In between she was an electorate worker for National MP Murray McCully, before moving into human relations and recruitment. By the time she left to become an MP she was managing a recruitment business.
Bennett says she did not mind being the poster girl for National's welfare policies as long as people recognised there is more to her than just that.
"I'm a woman, I'm a mum, I'm Maori, I've got tertiary education and business experience and a lot of life experience in different areas."
Entering via National's list in 2005, Bennett - a self described "Westie" - also worked hard to take the previously safe Labour west Auckland Waitakere seat at the election.
National's strong showing in west Auckland where it engineered a reversal of Labour's dominance in the party vote is partly credited with dominant election night result.
Bennett says she is a firm believer in opportunity and hard work.
"Aspiration and believing in yourself with a huge dose of hard work can make anything possible."
Bennett made a name for herself in the last parliamentary term scoring multiple hits on the then government with her attacks on Labour's 20-hour-free early education policy.

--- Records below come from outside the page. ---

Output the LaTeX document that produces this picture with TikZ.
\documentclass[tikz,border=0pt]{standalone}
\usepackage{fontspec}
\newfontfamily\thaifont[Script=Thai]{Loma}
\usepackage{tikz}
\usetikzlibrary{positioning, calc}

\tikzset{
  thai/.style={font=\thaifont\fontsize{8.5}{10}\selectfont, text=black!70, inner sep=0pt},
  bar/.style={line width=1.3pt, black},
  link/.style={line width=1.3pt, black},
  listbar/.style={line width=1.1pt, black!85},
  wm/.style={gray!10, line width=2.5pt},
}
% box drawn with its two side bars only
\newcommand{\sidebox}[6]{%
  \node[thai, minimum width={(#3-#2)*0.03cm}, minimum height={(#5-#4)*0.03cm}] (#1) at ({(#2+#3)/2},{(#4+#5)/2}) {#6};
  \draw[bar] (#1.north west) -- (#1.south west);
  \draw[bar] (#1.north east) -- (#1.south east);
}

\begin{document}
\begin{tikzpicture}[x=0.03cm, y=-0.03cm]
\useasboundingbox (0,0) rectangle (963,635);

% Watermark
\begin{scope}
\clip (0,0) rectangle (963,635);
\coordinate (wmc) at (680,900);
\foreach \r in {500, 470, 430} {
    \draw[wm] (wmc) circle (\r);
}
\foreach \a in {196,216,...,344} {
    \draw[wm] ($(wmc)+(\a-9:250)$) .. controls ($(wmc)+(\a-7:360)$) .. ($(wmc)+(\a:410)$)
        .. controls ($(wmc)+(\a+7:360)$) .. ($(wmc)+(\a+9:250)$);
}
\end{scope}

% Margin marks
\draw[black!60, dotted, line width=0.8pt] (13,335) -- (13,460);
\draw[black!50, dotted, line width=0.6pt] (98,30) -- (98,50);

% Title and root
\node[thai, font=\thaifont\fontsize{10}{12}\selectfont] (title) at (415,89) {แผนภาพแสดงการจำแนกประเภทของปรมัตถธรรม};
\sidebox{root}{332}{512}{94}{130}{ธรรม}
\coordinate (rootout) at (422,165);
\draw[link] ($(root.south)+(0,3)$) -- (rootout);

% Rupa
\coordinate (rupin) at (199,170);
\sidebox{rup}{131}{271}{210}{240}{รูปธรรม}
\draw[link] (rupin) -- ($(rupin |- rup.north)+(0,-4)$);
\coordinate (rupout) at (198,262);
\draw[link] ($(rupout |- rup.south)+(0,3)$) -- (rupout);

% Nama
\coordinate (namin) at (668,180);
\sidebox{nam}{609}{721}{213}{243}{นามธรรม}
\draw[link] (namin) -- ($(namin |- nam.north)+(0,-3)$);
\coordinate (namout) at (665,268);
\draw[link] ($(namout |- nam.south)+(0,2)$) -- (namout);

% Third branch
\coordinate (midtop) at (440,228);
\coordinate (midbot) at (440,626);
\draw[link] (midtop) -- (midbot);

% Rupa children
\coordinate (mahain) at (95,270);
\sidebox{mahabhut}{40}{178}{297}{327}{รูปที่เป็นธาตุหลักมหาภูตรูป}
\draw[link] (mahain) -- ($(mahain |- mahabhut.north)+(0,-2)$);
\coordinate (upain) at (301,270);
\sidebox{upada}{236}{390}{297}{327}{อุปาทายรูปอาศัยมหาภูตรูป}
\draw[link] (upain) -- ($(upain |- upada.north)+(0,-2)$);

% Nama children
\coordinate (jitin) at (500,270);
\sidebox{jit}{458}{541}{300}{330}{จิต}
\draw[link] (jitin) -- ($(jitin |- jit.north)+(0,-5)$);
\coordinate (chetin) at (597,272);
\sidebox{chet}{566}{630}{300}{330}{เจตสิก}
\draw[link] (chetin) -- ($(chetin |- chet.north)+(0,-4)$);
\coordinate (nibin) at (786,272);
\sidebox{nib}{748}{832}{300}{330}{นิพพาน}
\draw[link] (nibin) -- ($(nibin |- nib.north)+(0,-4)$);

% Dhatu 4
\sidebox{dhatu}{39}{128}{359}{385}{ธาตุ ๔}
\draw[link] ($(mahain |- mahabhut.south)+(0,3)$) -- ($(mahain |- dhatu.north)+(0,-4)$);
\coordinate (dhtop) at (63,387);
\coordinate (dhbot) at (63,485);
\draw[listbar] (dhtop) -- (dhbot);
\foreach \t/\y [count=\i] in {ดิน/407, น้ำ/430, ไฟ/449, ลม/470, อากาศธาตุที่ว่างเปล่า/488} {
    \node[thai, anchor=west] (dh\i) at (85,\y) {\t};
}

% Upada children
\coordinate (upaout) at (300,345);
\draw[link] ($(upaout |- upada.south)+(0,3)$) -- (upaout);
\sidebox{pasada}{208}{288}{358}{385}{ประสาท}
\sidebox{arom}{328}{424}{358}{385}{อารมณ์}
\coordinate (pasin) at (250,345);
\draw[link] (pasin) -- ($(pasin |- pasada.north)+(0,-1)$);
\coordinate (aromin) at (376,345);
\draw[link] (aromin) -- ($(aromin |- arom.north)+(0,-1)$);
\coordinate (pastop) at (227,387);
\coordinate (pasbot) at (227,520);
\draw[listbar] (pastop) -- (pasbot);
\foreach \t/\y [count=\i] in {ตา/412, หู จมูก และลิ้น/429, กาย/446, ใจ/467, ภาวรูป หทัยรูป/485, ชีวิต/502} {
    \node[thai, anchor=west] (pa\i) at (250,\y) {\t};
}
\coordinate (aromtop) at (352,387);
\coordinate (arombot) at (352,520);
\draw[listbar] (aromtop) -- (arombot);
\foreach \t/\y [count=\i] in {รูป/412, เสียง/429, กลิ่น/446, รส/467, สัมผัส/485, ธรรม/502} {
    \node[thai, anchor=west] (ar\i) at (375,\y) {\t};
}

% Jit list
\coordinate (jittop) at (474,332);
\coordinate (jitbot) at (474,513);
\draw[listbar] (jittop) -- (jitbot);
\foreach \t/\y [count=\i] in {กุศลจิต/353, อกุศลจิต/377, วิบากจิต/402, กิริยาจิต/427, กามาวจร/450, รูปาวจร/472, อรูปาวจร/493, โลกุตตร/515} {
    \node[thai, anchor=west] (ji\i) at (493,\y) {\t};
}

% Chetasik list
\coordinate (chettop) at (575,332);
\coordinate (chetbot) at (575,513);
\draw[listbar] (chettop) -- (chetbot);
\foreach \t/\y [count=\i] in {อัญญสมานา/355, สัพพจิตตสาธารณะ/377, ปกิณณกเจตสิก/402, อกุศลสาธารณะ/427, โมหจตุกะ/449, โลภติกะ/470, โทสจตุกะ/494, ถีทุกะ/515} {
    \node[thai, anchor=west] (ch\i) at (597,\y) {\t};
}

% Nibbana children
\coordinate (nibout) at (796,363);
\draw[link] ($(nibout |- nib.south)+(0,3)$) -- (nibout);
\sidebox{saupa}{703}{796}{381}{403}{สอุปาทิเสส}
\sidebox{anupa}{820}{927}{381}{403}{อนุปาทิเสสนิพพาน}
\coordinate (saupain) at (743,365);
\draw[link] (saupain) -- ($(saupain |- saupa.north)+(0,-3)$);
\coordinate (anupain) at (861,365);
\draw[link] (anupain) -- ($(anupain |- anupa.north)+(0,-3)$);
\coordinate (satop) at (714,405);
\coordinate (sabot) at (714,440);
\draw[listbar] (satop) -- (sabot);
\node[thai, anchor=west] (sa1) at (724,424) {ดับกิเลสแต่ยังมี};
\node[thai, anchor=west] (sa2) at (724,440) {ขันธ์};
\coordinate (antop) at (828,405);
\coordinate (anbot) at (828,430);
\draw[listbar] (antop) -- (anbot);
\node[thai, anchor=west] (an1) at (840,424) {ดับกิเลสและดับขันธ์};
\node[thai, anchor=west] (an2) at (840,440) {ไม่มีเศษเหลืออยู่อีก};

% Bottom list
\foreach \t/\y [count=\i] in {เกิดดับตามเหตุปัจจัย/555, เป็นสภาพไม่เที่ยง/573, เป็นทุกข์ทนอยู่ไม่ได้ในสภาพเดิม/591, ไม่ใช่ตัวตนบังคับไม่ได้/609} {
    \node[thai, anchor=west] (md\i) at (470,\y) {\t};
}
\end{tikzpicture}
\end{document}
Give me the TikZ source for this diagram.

But she says she is not opposed to more support for childcare costs, but the discrepancies in the policy, the exclusion of playcentres and kohanga reo, and its incorrect branding as "free".
In 2006 she gave delegates at National's annual conference a lesson on what it was like to raise a child alone.
She told the mainly older delegates that mums on the DPB should not all be lumped together.
She said there were some solo mums who needed to be persuaded back to work through "mutual obligations" such as work testing and training.
But about a quarter of mums are off the DPB within a year and another 37% are off within four.
For most of these mums welfare was only a temporary backstop they are keen to leave behind.
"There are many that if we gave them the opportunity and if we gave them the inspiration and belief in them and showed them the way then they actually would be getting off more."